## What the exercise asks
Your copy of the material must match it exactly, except that pictures are dropped.

## Data for this exercise
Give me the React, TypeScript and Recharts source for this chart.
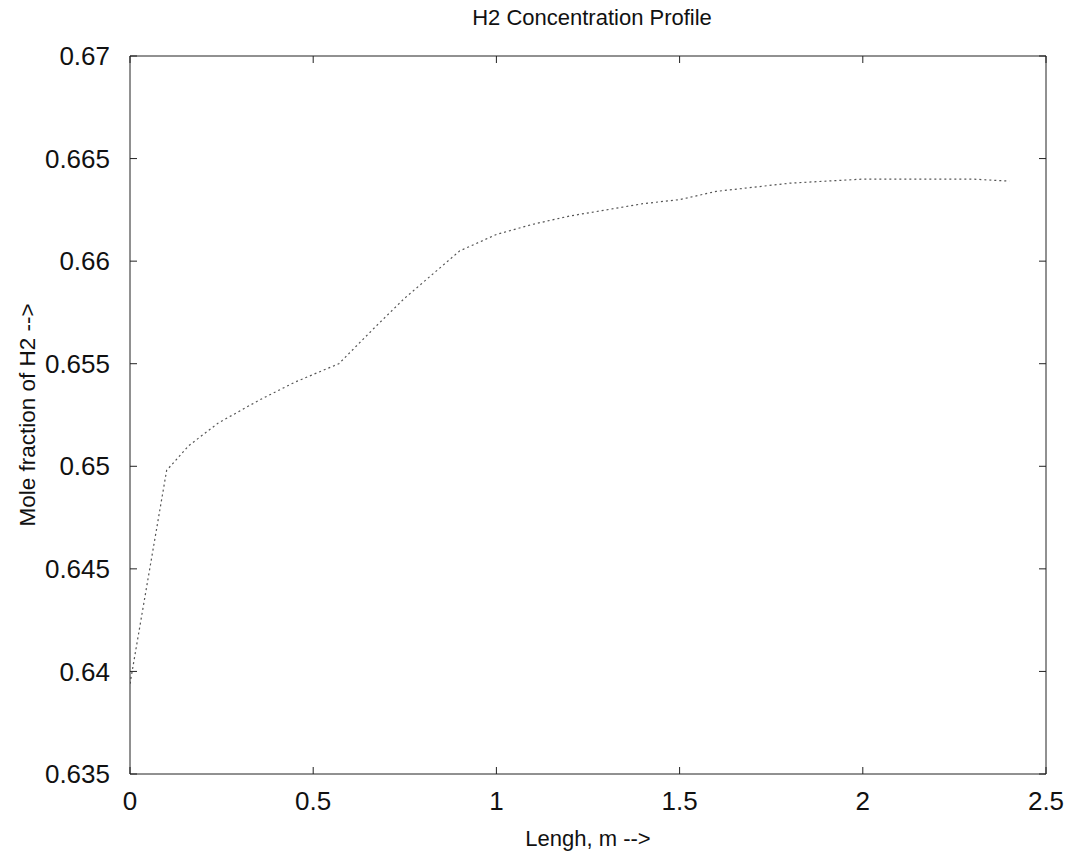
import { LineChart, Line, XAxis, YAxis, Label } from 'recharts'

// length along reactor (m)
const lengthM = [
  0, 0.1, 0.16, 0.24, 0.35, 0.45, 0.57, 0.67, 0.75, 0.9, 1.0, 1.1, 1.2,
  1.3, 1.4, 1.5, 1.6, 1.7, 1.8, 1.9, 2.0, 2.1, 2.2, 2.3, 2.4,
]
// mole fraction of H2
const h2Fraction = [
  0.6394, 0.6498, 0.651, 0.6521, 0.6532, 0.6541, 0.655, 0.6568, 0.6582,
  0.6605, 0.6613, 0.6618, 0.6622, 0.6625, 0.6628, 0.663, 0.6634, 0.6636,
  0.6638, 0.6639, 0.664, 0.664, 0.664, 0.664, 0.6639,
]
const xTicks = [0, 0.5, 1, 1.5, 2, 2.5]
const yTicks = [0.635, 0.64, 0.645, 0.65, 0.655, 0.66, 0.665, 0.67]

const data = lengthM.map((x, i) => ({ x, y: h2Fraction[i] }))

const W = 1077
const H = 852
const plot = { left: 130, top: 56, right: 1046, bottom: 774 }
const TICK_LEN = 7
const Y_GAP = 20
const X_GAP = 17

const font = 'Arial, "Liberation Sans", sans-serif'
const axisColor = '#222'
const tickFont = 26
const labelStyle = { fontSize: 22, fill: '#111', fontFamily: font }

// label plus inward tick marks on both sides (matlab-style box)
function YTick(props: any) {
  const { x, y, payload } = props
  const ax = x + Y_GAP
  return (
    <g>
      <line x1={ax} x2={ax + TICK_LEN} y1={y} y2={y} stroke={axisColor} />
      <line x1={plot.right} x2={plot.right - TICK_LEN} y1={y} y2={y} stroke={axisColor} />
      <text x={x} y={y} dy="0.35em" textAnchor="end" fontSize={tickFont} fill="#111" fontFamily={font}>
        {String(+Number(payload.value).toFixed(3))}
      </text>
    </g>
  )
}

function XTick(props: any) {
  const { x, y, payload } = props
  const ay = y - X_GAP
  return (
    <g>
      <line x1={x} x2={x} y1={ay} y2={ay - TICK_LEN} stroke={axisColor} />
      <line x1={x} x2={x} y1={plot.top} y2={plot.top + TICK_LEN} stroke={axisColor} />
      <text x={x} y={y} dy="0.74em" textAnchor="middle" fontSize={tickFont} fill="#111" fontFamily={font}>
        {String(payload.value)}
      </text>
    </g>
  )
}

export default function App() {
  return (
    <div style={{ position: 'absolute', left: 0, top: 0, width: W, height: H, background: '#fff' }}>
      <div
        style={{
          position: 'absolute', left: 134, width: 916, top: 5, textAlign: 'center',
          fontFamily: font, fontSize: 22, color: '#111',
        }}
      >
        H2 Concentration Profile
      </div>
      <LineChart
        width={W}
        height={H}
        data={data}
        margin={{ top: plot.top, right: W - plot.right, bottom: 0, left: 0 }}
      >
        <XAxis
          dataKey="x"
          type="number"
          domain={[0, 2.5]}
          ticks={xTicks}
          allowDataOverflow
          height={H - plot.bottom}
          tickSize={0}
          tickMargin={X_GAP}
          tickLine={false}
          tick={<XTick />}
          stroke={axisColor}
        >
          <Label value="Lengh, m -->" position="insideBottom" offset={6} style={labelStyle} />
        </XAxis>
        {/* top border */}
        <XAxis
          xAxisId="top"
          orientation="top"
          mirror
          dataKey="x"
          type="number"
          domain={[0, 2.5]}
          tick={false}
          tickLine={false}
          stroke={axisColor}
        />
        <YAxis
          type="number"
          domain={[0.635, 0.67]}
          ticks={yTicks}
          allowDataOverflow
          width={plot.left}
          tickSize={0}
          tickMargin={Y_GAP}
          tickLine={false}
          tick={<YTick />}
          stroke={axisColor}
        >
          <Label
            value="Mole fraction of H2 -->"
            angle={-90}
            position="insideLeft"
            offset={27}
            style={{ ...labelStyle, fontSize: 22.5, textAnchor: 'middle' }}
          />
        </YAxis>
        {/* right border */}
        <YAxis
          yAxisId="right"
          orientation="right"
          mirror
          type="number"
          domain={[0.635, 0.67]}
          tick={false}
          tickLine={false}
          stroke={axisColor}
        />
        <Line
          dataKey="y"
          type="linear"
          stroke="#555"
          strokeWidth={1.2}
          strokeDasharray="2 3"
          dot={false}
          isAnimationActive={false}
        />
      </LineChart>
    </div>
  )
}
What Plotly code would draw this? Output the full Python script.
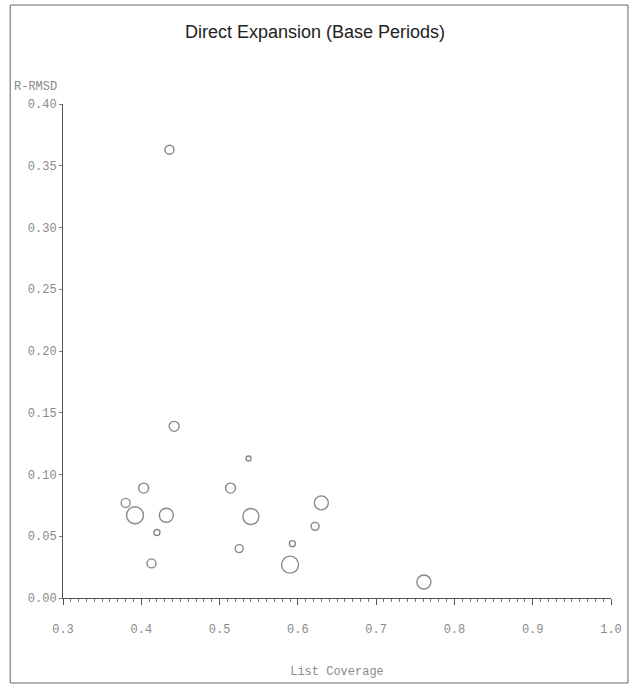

## Task solution
Give me the React, TypeScript and Recharts source for this chart.
import { LineChart, Line, XAxis, YAxis, Label } from 'recharts'

// length along reactor (m)
const lengthM = [
  0, 0.1, 0.16, 0.24, 0.35, 0.45, 0.57, 0.67, 0.75, 0.9, 1.0, 1.1, 1.2,
  1.3, 1.4, 1.5, 1.6, 1.7, 1.8, 1.9, 2.0, 2.1, 2.2, 2.3, 2.4,
]
// mole fraction of H2
const h2Fraction = [
  0.6394, 0.6498, 0.651, 0.6521, 0.6532, 0.6541, 0.655, 0.6568, 0.6582,
  0.6605, 0.6613, 0.6618, 0.6622, 0.6625, 0.6628, 0.663, 0.6634, 0.6636,
  0.6638, 0.6639, 0.664, 0.664, 0.664, 0.664, 0.6639,
]
const xTicks = [0, 0.5, 1, 1.5, 2, 2.5]
const yTicks = [0.635, 0.64, 0.645, 0.65, 0.655, 0.66, 0.665, 0.67]

const data = lengthM.map((x, i) => ({ x, y: h2Fraction[i] }))

const W = 1077
const H = 852
const plot = { left: 130, top: 56, right: 1046, bottom: 774 }
const TICK_LEN = 7
const Y_GAP = 20
const X_GAP = 17

const font = 'Arial, "Liberation Sans", sans-serif'
const axisColor = '#222'
const tickFont = 26
const labelStyle = { fontSize: 22, fill: '#111', fontFamily: font }

// label plus inward tick marks on both sides (matlab-style box)
function YTick(props: any) {
  const { x, y, payload } = props
  const ax = x + Y_GAP
  return (
    <g>
      <line x1={ax} x2={ax + TICK_LEN} y1={y} y2={y} stroke={axisColor} />
      <line x1={plot.right} x2={plot.right - TICK_LEN} y1={y} y2={y} stroke={axisColor} />
      <text x={x} y={y} dy="0.35em" textAnchor="end" fontSize={tickFont} fill="#111" fontFamily={font}>
        {String(+Number(payload.value).toFixed(3))}
      </text>
    </g>
  )
}

function XTick(props: any) {
  const { x, y, payload } = props
  const ay = y - X_GAP
  return (
    <g>
      <line x1={x} x2={x} y1={ay} y2={ay - TICK_LEN} stroke={axisColor} />
      <line x1={x} x2={x} y1={plot.top} y2={plot.top + TICK_LEN} stroke={axisColor} />
      <text x={x} y={y} dy="0.74em" textAnchor="middle" fontSize={tickFont} fill="#111" fontFamily={font}>
        {String(payload.value)}
      </text>
    </g>
  )
}

export default function App() {
  return (
    <div style={{ position: 'absolute', left: 0, top: 0, width: W, height: H, background: '#fff' }}>
      <div
        style={{
          position: 'absolute', left: 134, width: 916, top: 5, textAlign: 'center',
          fontFamily: font, fontSize: 22, color: '#111',
        }}
      >
        H2 Concentration Profile
      </div>
      <LineChart
        width={W}
        height={H}
        data={data}
        margin={{ top: plot.top, right: W - plot.right, bottom: 0, left: 0 }}
      >
        <XAxis
          dataKey="x"
          type="number"
          domain={[0, 2.5]}
          ticks={xTicks}
          allowDataOverflow
          height={H - plot.bottom}
          tickSize={0}
          tickMargin={X_GAP}
          tickLine={false}
          tick={<XTick />}
          stroke={axisColor}
        >
          <Label value="Lengh, m -->" position="insideBottom" offset={6} style={labelStyle} />
        </XAxis>
        {/* top border */}
        <XAxis
          xAxisId="top"
          orientation="top"
          mirror
          dataKey="x"
          type="number"
          domain={[0, 2.5]}
          tick={false}
          tickLine={false}
          stroke={axisColor}
        />
        <YAxis
          type="number"
          domain={[0.635, 0.67]}
          ticks={yTicks}
          allowDataOverflow
          width={plot.left}
          tickSize={0}
          tickMargin={Y_GAP}
          tickLine={false}
          tick={<YTick />}
          stroke={axisColor}
        >
          <Label
            value="Mole fraction of H2 -->"
            angle={-90}
            position="insideLeft"
            offset={27}
            style={{ ...labelStyle, fontSize: 22.5, textAnchor: 'middle' }}
          />
        </YAxis>
        {/* right border */}
        <YAxis
          yAxisId="right"
          orientation="right"
          mirror
          type="number"
          domain={[0.635, 0.67]}
          tick={false}
          tickLine={false}
          stroke={axisColor}
        />
        <Line
          dataKey="y"
          type="linear"
          stroke="#555"
          strokeWidth={1.2}
          strokeDasharray="2 3"
          dot={false}
          isAnimationActive={false}
        />
      </LineChart>
    </div>
  )
}
What Plotly code would draw this? Output the full Python script.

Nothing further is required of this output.